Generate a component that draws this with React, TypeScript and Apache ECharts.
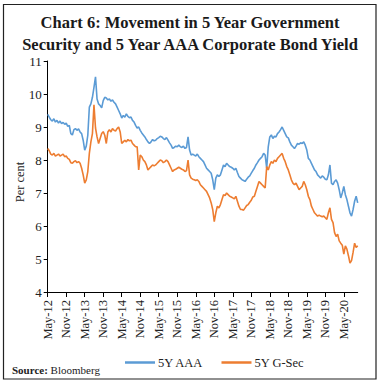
import React, { useEffect, useRef } from "react";
import * as echarts from "echarts";

const MONTHS = ["Jan", "Feb", "Mar", "Apr", "May", "Jun", "Jul", "Aug", "Sep", "Oct", "Nov", "Dec"];

// semi-monthly observations, May 2012 to Sep 2020 (1st and 16th of each month)
const aaa5y: number[] = [
  9.38, 9.30, 9.22, 9.18, 9.25, 9.15, 9.20, 9.12, 9.18, 9.10,
  9.14, 9.08, 9.12, 9.02, 9.05, 8.80, 8.76, 8.92, 8.95, 8.90,
  8.94, 8.85, 8.80, 8.60, 8.30, 8.42, 8.75, 9.60, 9.70, 9.90,
  10.20, 10.52, 9.85, 9.70, 9.65, 9.58, 9.80, 9.90, 9.88, 9.82,
  9.85, 9.78, 9.82, 9.75, 9.70, 9.60, 9.50, 9.40, 9.27, 9.35,
  9.30, 9.40, 9.32, 9.28, 9.30, 9.20, 9.15, 9.05, 8.97, 9.00,
  8.90, 8.82, 8.76, 8.70, 8.62, 8.55, 8.50, 8.55, 8.62, 8.58,
  8.60, 8.65, 8.68, 8.72, 8.70, 8.65, 8.62, 8.68, 8.60, 8.52,
  8.45, 8.35, 8.38, 8.42, 8.40, 8.45, 8.40, 8.38, 8.42, 8.35,
  8.38, 8.70, 8.30, 8.15, 8.18, 8.15, 8.12, 8.18, 8.10, 8.05,
  8.00, 7.95, 7.85, 7.75, 7.70, 7.65, 7.60, 7.40, 7.10, 7.45,
  7.55, 7.50, 7.55, 7.70, 7.85, 7.80, 7.90, 7.85, 7.80, 7.78,
  7.75, 7.70, 7.75, 7.62, 7.50, 7.45, 7.40, 7.38, 7.35, 7.42,
  7.48, 7.52, 7.60, 7.68, 7.75, 7.85, 7.92, 8.00, 8.05, 8.10,
  8.20, 8.15, 7.75, 8.40, 8.70, 8.76, 8.65, 8.72, 8.70, 8.80,
  8.85, 8.92, 9.00, 8.90, 8.80, 8.70, 8.67, 8.55, 8.45, 8.40,
  8.35, 8.42, 8.50, 8.48, 8.52, 8.50, 8.55, 8.45, 8.30, 8.05,
  8.00, 7.90, 7.80, 7.70, 7.65, 7.55, 7.50, 7.45, 7.52, 7.48,
  7.42, 7.40, 7.55, 7.85, 7.30, 7.25, 7.35, 7.40, 7.30, 7.10,
  6.85, 7.00, 7.20, 6.95, 6.80, 6.60, 6.40, 6.30, 6.50, 6.75,
  6.90, 6.70,
];

const gsec5y: number[] = [
  8.35, 8.28, 8.18, 8.15, 8.20, 8.12, 8.15, 8.18, 8.12, 8.15,
  8.18, 8.10, 8.12, 8.05, 8.02, 7.92, 7.90, 7.95, 7.98, 7.92,
  7.95, 7.90, 7.75, 7.55, 7.30, 7.40, 7.65, 8.20, 8.55, 8.80,
  9.67, 8.97, 8.70, 8.50, 8.65, 8.80, 8.86, 8.75, 8.50, 8.85,
  8.92, 8.85, 8.95, 8.90, 8.88, 8.95, 9.00, 8.85, 8.50, 8.55,
  8.60, 8.55, 8.62, 8.58, 8.60, 8.50, 8.45, 8.40, 8.40, 7.70,
  8.15, 8.10, 8.00, 7.95, 7.85, 7.70, 7.75, 7.80, 7.85, 7.82,
  7.85, 7.90, 7.95, 8.00, 7.98, 7.92, 7.95, 8.00, 7.95, 7.85,
  7.75, 7.65, 7.70, 7.72, 7.75, 7.78, 7.75, 7.72, 7.70, 7.65,
  7.68, 8.00, 7.55, 7.45, 7.42, 7.40, 7.38, 7.40, 7.35, 7.25,
  7.20, 7.15, 7.10, 7.05, 6.95, 6.85, 6.70, 6.50, 6.13, 6.40,
  6.60, 6.55, 6.65, 6.80, 6.95, 6.92, 7.00, 6.95, 6.90, 6.88,
  6.85, 6.82, 6.90, 6.75, 6.60, 6.50, 6.50, 6.48, 6.55, 6.62,
  6.65, 6.72, 6.78, 6.88, 6.90, 7.05, 7.20, 7.35, 7.30, 7.25,
  7.20, 7.15, 7.80, 7.70, 7.85, 7.95, 7.90, 8.00, 7.95, 8.05,
  8.10, 8.15, 8.20, 8.05, 7.95, 7.80, 7.70, 7.55, 7.40, 7.30,
  7.25, 7.30, 7.20, 7.10, 7.15, 7.20, 7.35, 7.25, 7.10, 6.90,
  6.80, 6.60, 6.50, 6.40, 6.35, 6.30, 6.33, 6.30, 6.28, 6.30,
  6.25, 6.20, 6.40, 6.55, 6.20, 6.10, 5.80, 5.68, 5.75, 5.55,
  5.48, 5.42, 5.15, 5.40, 5.30, 5.10, 4.88, 4.95, 5.20, 5.48,
  5.35, 5.40,
];

const seriesNames = ["5Y AAA", "5Y G-Sec"];
const yTicks = [4, 5, 6, 7, 8, 9, 10, 11];
const titleLines = [
  "Chart 6: Movement in 5 Year Government",
  "Security and 5 Year AAA Corporate Bond Yield",
];

// category labels: first point of each month is labelled "Mon-YY"
const categories: string[] = aaa5y.map((_, i) => {
  const m = Math.floor(i / 2);
  const monthIdx = (4 + m) % 12;
  const year = 12 + Math.floor((4 + m) / 12);
  const base = `${MONTHS[monthIdx]}-${year}`;
  return i % 2 === 0 ? base : `${base} (16)`;
});

const SERIF = "'Liberation Serif', 'Times New Roman', serif";

export default function App() {
  const ref = useRef<HTMLDivElement>(null);
  useEffect(() => {
    document.body.style.margin = "0";
    if (!ref.current) return;
    const chart = echarts.init(ref.current, undefined, { renderer: "svg" });
    const titleStyle = {
      fontFamily: SERIF,
      fontWeight: "bold",
      fontSize: 16.5,
      fill: "#1a1a1a",
      textAlign: "center",
      textVerticalAlign: "middle",
    };
    chart.setOption({
      animation: false,
      backgroundColor: "#ffffff",
      graphic: [
        {
          type: "rect",
          shape: { x: 3.5, y: 4.5, width: 372.5, height: 374.5 },
          style: { fill: "none", stroke: "#222", lineWidth: 1.2 },
          silent: true,
        },
        { type: "text", x: 190, y: 22, style: { ...titleStyle, text: titleLines[0] } },
        { type: "text", x: 190, y: 44, style: { ...titleStyle, text: titleLines[1] } },
        {
          type: "text",
          x: 20,
          y: 182,
          rotation: Math.PI / 2,
          style: {
            text: "Per cent",
            fontFamily: SERIF,
            fontSize: 12.5,
            fill: "#222",
            textAlign: "center",
            textVerticalAlign: "middle",
          },
        },
        {
          type: "text",
          left: 12,
          top: 364,
          style: {
            text: "{b|Source:} Bloomberg",
            fontFamily: SERIF,
            fontSize: 11,
            fill: "#222",
            rich: {
              b: { fontFamily: SERIF, fontSize: 11, fontWeight: "bold", fill: "#222" },
            },
          },
        },
      ],
      legend: {
        data: seriesNames,
        left: 120,
        top: 351,
        icon: "rect",
        itemWidth: 30,
        itemHeight: 2.5,
        itemGap: 18,
        textStyle: { fontFamily: SERIF, fontSize: 12.5, color: "#222", padding: [0, 0, 0, -2] },
      },
      grid: { left: 47.7, right: 24.3, top: 61, bottom: 92, containLabel: false },
      xAxis: {
        type: "category",
        data: categories,
        boundaryGap: false,
        axisLine: { lineStyle: { color: "#000", width: 1 } },
        axisTick: {
          show: true,
          length: 5,
          inside: false,
          interval: (i: number) => i % 12 === 0,
          lineStyle: { color: "#000" },
        },
        axisLabel: {
          interval: (i: number) => i % 12 === 0,
          rotate: 90,
          margin: 8,
          fontFamily: SERIF,
          fontSize: 12.5,
          color: "#222",
        },
        splitLine: { show: false },
      },
      yAxis: {
        type: "value",
        min: yTicks[0],
        max: yTicks[yTicks.length - 1],
        interval: 1,
        axisLine: { show: true, lineStyle: { color: "#000", width: 1 } },
        axisTick: { show: true, length: 4, inside: false, lineStyle: { color: "#000" } },
        axisLabel: { fontFamily: SERIF, fontSize: 13, color: "#222", margin: 6 },
        splitLine: { show: false },
      },
      series: [
        {
          name: seriesNames[0],
          type: "line",
          data: aaa5y,
          showSymbol: false,
          symbol: "none",
          lineStyle: { color: "#5B9BD5", width: 1.6 },
          itemStyle: { color: "#5B9BD5" },
        },
        {
          name: seriesNames[1],
          type: "line",
          data: gsec5y,
          showSymbol: false,
          symbol: "none",
          lineStyle: { color: "#ED7D31", width: 1.6 },
          itemStyle: { color: "#ED7D31" },
        },
      ],
    });
    return () => chart.dispose();
  }, []);
  return <div ref={ref} style={{ width: 382, height: 384 }} />;
}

- - - - - - -

Scan the lines for the string "React". Copy out each line that matches.

• _Task result_:
Generate a component that draws this with React, TypeScript and Apache ECharts.
import React, { useEffect, useRef } from "react";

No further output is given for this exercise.